Kenny Leon: Actually, you know, Denzel and I had a conversation about that. Troy Maxson is fictionally in 1957, Walter Lee Younger is 1959. So they’re right about the same period. We had a lengthy talk about this question: Is there some Walter Lee in Troy? Is there some Troy in Walter Lee? I think they’re similar, except they’re very different in terms of what Walter Lee can see every day chauffeuring people around. It’s restaurants, banks. But it’s also what’s in the newspaper, as well as conversations he hears in the car about business. He could see more of the American Dream. Troy Maxson was driving a garbage truck and so his vision was more limited. But Walter’s vision was greater. So much so that he had the wherewithal to come home and tell his son that he’s going to build a world for him and that one day he’s gonna go to the best college in the world!

With both plays, you keep asking yourself, ‘What happens to a dream deferred?’ If you apply it to Troy Maxson and Walter Lee as it relates to their relationship with their sons, you can certainly see the difference. But the main difference is that Walter Lee certainly has a larger dream.

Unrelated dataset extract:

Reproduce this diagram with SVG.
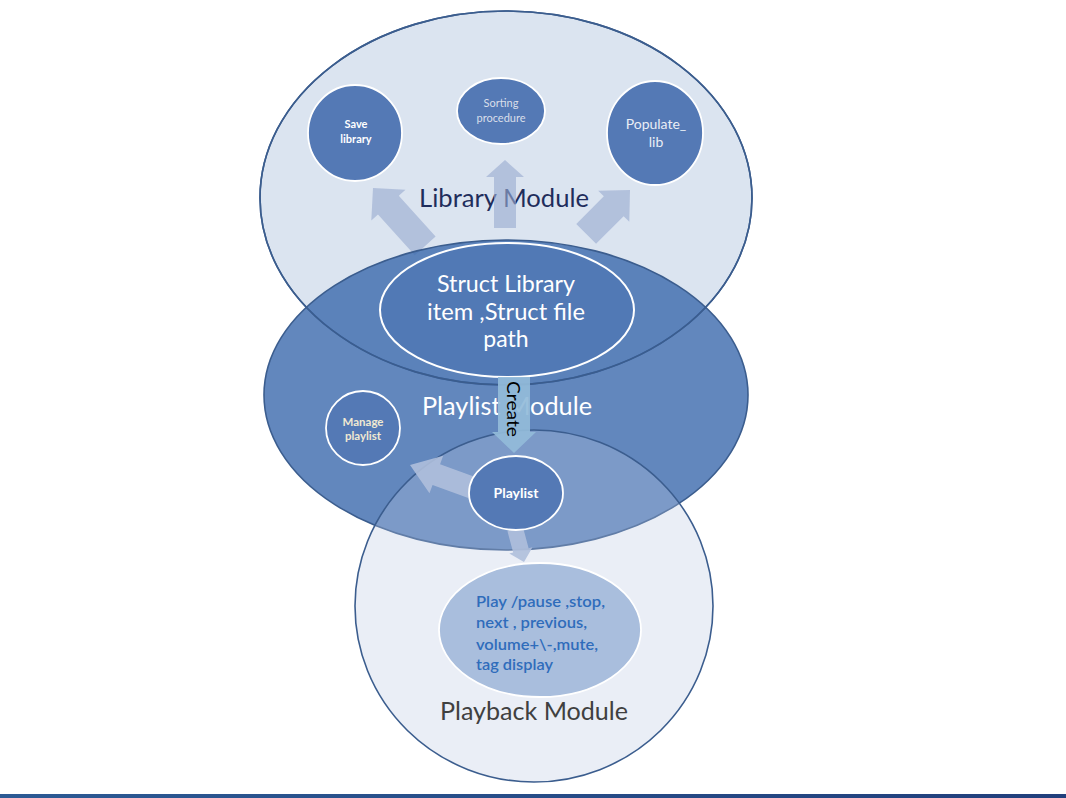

But they’re both men who are frustrated at being limited by their race in America.

I always wanted to ask you how do you approach directing such complex character traits with these major characters, combined with the fact that Denzel is operating at such a high level, and has so much experience — where do you enter personally with how to direct someone like him?

Well, we talk about who that character is and how some of these challenges manifest themselves. So if you’re seeing the world everyday, but you have to come to a one-bedroom apartment with three women and a young kid, that’s going to suffocate you. That anger has to go somewhere. We kind of just keep exploring and we let Denzel kind of lead us there gradually. We let him explore what it feels like walking into this closed-in environment after he’s just come from seeing the world. What if you have an idea to create a business, but you can’t get that opportunity? It probably manifests itself in everything from the way you eat your breakfast to how you listen to your music to how you storm out of your house — to even the way you sit down and breathe. Fortunately, Denzel is one of the actors in America that can deliver on all of that. He has everything it takes to create a very exciting Walter Lee and all the answers are right there in Lorraine Hansberry’s script. It’s a perfect play.